> **Instructions for the task**:
The required output is the block of lines from the line with "Generate a Python" to the line with "linewidth=1.3, width=0.75, ax=ax)", endpoints included and pictures omitted.

#### Material to process ####

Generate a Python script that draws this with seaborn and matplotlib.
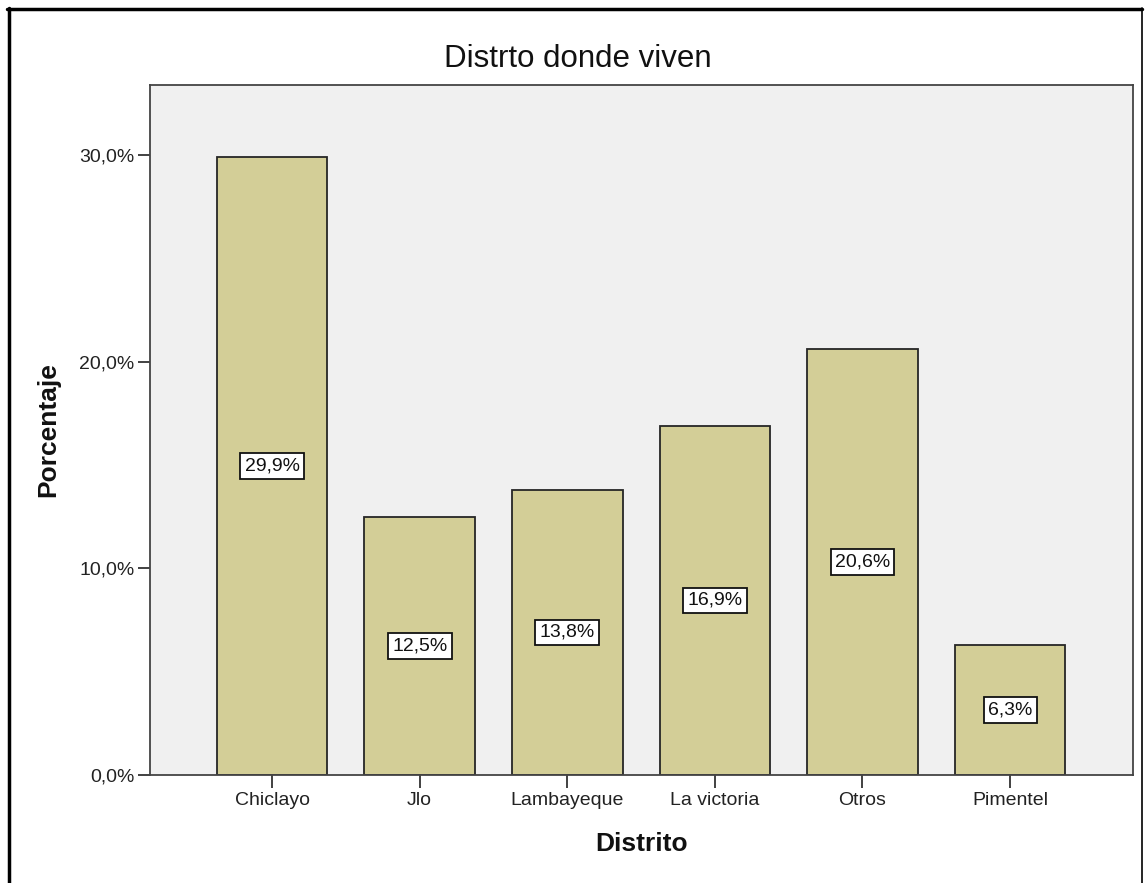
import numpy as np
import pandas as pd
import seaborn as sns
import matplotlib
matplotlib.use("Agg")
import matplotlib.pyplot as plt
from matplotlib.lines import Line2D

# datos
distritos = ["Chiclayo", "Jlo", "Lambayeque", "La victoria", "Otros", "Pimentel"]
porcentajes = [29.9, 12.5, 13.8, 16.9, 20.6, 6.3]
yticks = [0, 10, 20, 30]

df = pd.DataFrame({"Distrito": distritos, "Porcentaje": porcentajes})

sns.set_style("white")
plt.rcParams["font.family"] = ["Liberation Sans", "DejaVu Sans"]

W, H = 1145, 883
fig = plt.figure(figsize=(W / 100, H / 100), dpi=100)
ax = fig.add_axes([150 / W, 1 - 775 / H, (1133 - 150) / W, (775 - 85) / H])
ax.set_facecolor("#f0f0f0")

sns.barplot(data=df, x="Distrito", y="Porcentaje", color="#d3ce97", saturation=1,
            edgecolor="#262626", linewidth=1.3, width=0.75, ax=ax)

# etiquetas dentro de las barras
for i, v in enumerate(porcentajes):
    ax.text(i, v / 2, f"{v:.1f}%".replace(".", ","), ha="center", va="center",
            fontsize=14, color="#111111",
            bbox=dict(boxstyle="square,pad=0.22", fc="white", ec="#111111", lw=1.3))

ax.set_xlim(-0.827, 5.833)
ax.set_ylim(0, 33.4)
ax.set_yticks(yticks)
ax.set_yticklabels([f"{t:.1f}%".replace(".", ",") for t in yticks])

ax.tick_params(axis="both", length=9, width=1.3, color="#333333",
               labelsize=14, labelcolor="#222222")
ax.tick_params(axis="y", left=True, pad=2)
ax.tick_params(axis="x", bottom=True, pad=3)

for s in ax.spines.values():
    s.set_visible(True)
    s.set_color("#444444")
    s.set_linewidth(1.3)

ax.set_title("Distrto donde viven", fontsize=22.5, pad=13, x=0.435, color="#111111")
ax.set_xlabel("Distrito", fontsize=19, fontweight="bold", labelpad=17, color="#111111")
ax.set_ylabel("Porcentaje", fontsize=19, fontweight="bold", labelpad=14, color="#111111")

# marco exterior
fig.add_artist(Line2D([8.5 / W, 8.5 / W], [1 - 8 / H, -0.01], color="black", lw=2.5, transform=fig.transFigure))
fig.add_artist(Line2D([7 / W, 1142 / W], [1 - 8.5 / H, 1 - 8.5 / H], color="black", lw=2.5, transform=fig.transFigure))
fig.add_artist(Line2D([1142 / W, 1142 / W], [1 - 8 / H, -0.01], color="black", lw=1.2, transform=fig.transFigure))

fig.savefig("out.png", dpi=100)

####
#### Material to process ####

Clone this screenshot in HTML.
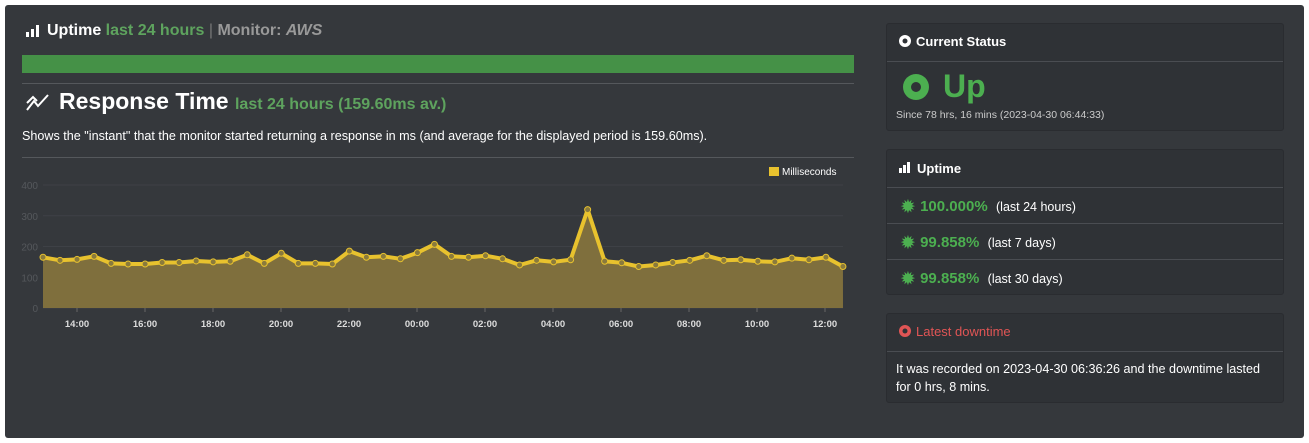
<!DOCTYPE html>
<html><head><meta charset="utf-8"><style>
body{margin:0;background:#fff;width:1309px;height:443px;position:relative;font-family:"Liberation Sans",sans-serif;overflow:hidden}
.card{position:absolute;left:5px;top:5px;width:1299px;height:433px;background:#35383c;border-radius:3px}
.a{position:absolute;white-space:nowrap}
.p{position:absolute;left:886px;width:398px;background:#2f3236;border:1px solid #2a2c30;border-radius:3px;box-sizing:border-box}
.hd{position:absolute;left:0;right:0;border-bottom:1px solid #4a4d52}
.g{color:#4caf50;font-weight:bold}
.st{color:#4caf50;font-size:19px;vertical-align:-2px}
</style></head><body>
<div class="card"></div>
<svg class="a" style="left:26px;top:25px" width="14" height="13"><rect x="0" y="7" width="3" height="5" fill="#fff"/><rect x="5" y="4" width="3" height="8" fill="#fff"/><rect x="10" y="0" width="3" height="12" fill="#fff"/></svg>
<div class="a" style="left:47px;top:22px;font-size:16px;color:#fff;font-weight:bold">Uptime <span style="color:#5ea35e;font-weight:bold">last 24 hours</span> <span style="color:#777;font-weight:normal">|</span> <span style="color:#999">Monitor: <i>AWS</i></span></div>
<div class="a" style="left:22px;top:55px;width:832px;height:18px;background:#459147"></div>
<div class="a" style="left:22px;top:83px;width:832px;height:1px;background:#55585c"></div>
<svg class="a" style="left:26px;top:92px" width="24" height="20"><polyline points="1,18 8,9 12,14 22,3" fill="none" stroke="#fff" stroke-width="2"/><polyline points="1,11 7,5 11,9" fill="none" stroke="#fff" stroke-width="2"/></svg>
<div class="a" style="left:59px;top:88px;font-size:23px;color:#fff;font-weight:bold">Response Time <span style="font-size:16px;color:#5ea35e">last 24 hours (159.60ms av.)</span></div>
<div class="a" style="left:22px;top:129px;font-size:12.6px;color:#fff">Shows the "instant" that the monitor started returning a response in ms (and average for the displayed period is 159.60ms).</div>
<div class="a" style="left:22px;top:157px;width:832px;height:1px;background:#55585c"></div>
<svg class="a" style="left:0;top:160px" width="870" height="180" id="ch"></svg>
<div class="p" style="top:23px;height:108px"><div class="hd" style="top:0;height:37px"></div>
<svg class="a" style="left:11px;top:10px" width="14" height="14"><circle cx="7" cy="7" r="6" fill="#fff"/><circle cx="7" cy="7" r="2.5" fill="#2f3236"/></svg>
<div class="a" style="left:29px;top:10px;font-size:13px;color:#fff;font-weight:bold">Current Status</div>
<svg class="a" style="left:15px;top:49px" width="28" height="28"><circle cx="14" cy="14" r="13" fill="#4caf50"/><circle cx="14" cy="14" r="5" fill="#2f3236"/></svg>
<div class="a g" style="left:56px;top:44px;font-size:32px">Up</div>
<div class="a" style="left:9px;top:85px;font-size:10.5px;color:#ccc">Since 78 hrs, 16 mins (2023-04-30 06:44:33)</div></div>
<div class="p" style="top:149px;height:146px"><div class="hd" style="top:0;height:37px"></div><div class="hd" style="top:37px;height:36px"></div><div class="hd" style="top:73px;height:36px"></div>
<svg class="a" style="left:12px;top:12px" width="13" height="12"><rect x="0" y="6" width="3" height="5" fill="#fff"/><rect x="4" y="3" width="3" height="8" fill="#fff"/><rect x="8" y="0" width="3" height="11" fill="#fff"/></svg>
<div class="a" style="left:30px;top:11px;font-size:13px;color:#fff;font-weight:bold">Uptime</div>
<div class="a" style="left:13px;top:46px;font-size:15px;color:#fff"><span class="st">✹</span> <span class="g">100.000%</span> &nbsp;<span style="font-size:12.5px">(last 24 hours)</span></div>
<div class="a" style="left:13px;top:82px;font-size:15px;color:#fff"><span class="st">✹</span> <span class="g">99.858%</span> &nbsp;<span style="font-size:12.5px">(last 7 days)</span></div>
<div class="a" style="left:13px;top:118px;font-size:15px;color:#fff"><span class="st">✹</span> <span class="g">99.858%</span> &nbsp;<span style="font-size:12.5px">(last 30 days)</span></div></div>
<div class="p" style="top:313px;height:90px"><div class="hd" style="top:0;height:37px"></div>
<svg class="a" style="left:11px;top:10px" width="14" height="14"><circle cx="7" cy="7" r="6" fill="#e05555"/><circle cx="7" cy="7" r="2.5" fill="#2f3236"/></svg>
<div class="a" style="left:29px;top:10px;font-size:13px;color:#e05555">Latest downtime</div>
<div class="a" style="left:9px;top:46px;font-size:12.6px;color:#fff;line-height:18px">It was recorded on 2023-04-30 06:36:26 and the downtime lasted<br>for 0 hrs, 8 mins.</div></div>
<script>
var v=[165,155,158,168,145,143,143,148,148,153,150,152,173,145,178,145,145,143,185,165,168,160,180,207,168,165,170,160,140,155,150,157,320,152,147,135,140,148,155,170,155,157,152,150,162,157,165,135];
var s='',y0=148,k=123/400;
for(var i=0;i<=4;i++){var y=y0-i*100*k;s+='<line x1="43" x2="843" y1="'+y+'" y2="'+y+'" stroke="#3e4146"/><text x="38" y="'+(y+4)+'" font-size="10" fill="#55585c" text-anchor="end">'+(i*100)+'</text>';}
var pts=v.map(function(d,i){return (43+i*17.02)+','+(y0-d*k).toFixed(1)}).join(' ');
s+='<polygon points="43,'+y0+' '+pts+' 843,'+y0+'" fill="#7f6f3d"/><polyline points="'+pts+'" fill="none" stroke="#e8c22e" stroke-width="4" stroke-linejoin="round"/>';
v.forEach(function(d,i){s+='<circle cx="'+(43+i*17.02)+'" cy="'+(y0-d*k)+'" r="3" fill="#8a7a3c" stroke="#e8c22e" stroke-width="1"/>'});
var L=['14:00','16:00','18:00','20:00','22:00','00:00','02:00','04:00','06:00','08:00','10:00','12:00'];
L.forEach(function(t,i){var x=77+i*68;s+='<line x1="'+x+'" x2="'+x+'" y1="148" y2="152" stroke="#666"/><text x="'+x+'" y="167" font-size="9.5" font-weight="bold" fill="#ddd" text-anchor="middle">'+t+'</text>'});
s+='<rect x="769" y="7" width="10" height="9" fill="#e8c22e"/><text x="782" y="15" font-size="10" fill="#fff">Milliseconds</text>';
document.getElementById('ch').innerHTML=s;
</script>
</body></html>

####
#### Material to process ####

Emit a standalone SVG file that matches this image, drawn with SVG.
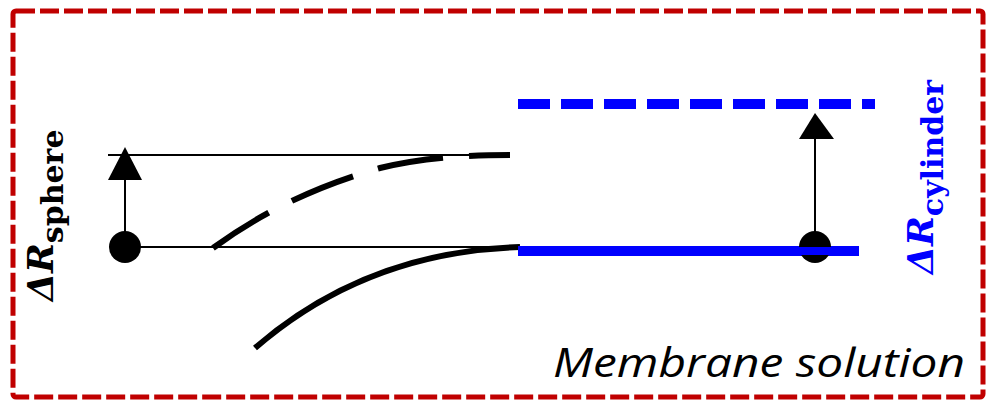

####

> **Expected answer**:
Generate a Python script that draws this with seaborn and matplotlib.
import numpy as np
import pandas as pd
import seaborn as sns
import matplotlib
matplotlib.use("Agg")
import matplotlib.pyplot as plt
from matplotlib.lines import Line2D

# datos
distritos = ["Chiclayo", "Jlo", "Lambayeque", "La victoria", "Otros", "Pimentel"]
porcentajes = [29.9, 12.5, 13.8, 16.9, 20.6, 6.3]
yticks = [0, 10, 20, 30]

df = pd.DataFrame({"Distrito": distritos, "Porcentaje": porcentajes})

sns.set_style("white")
plt.rcParams["font.family"] = ["Liberation Sans", "DejaVu Sans"]

W, H = 1145, 883
fig = plt.figure(figsize=(W / 100, H / 100), dpi=100)
ax = fig.add_axes([150 / W, 1 - 775 / H, (1133 - 150) / W, (775 - 85) / H])
ax.set_facecolor("#f0f0f0")

sns.barplot(data=df, x="Distrito", y="Porcentaje", color="#d3ce97", saturation=1,
            edgecolor="#262626", linewidth=1.3, width=0.75, ax=ax)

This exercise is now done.